V. Theorem of Total Probability
The theorem of total probability, also known as Theorem of Elimination, is employed to calculate the probability of an event whose occurrence is dependent on the occurrence (or non-occurrence) of some intermediate events in the experimental process. If an event E is associated with other intermediate, mutually exclusive events H1, H2, …., Hn, then the total probability of its occurrence will be,
P(E) = P(H1 ⋂ E) + P(H2 ⋂ E) + …. + P(Hn ⋂ E)

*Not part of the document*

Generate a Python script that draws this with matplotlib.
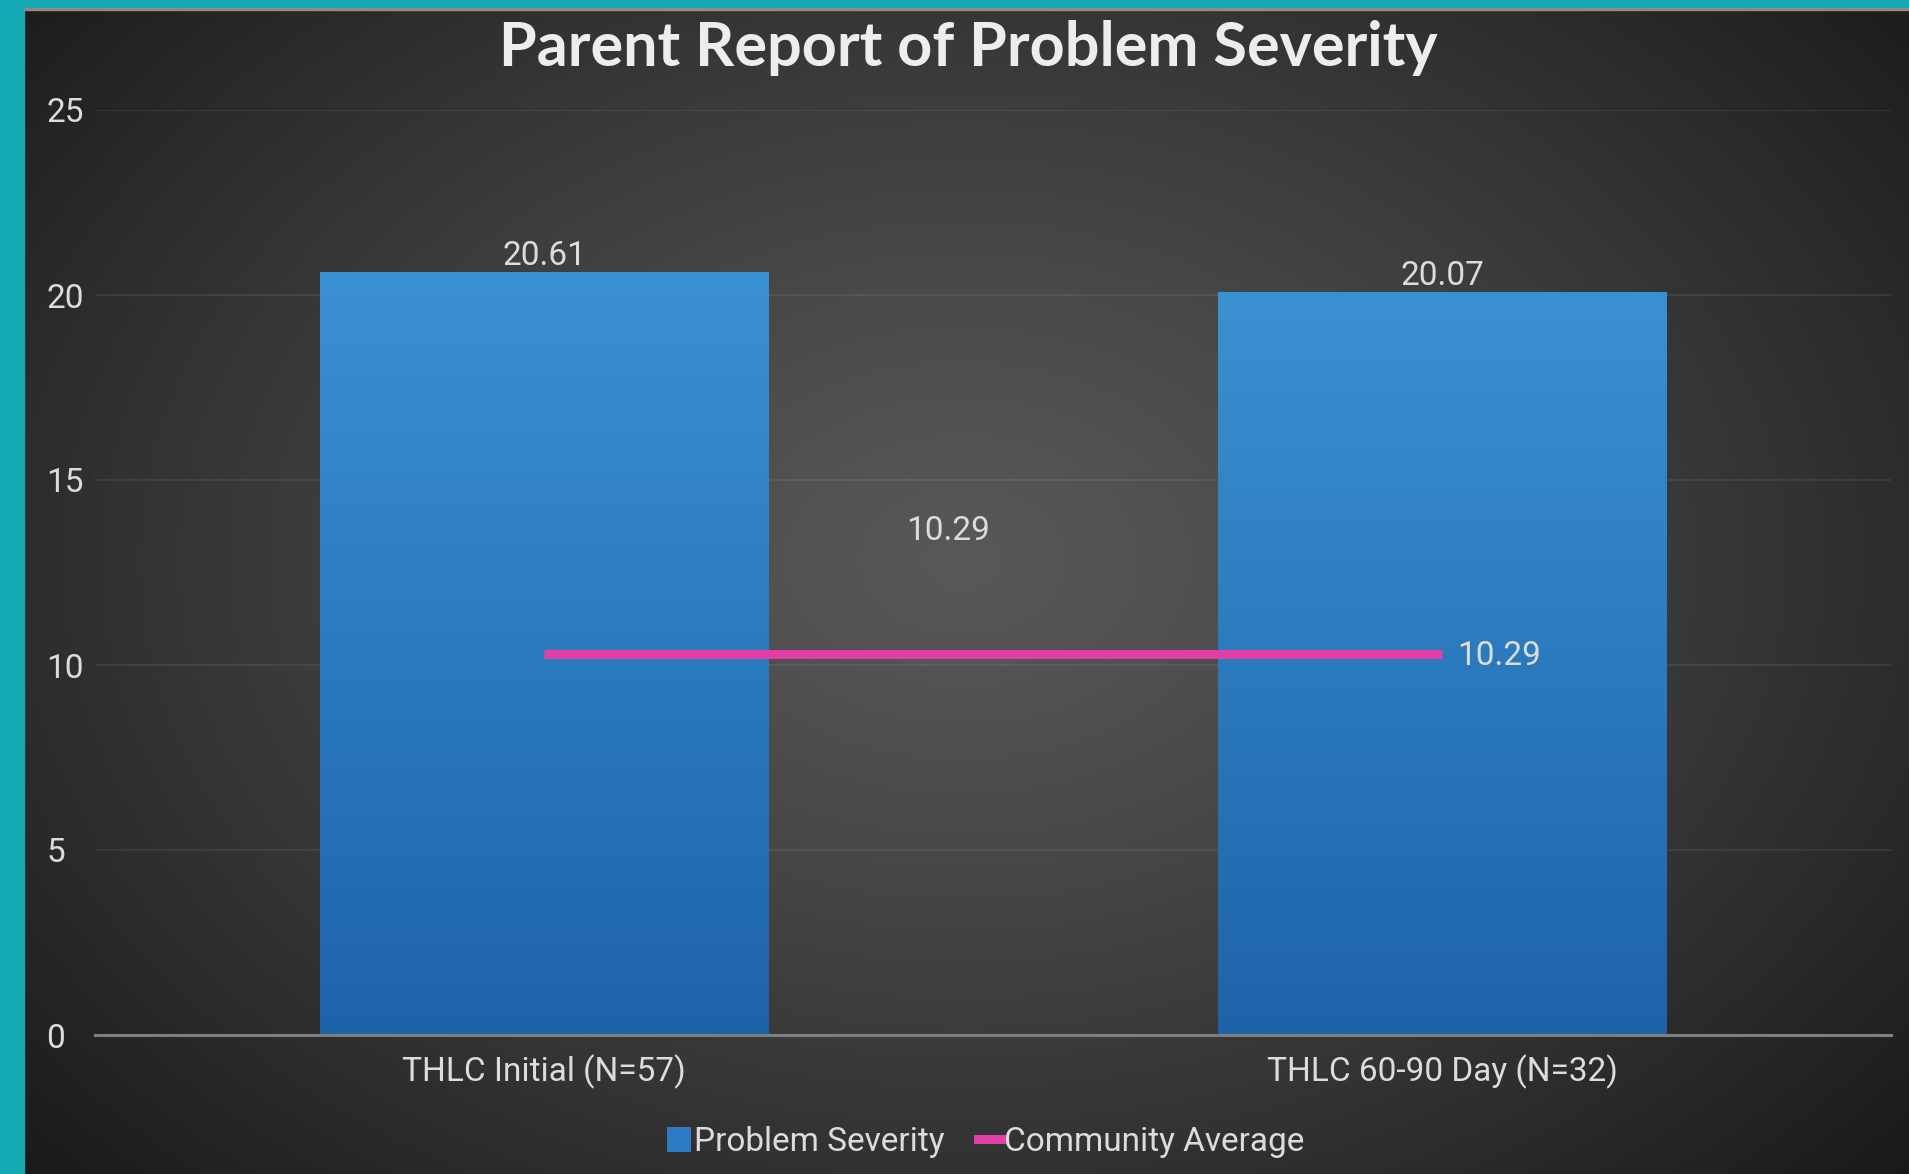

P(E) = P(H1) x P(E/H1) + P(H2) x P(E/H2) + ……… + P(Hn) x P(E/Hn)
Example:
Suppose that the accounting manager of a company wants to introduce a new policy of assessment of employees of the company for their promotion and the policy is subject to clearance from the general manager (GM). At present, the post of GM is vacant and is likely to be filled soon by appointing one of the three deputy GMs. The chances of policy in question being implemented are dependent on who is appointed the GM. Now, the chances of managers A, B, and C being appointed GM are 0.4, 0.5, and 0.1 respectively. While the likelihood of policy implementation is 0.2, 0.6, and 0.4, respectively, with the three. What is the probability that the policy will eventually be implemented?
Solution:
Let’s say H1, H2, and H3 represent the respective events that A, B, and C are promoted, and E be the event that policy is implemented. Now,
P(H1) = 0.4
P(H2) = 0.5
P(H3) = 0.1
P(E/H1) = 0.2
P(E/H2) = 0.6
P(E/H3) = 0.4
Now, P(E) = P(H1⋂E) + P(H2⋂E) + P(H3⋂E)
P(E) = P(H1).P(E/H1) + P(H2).P(E/H2) + P(H3).P(E/H3)
P(E) = (0.4)(0.2) + (0.5)(0.6) + (0.1)(0.4)
P(E) = 0.08 + 0.3 + 0.04
P(E) = 0.42
Therefore, the overall chances that the policy will be introduced are 42%.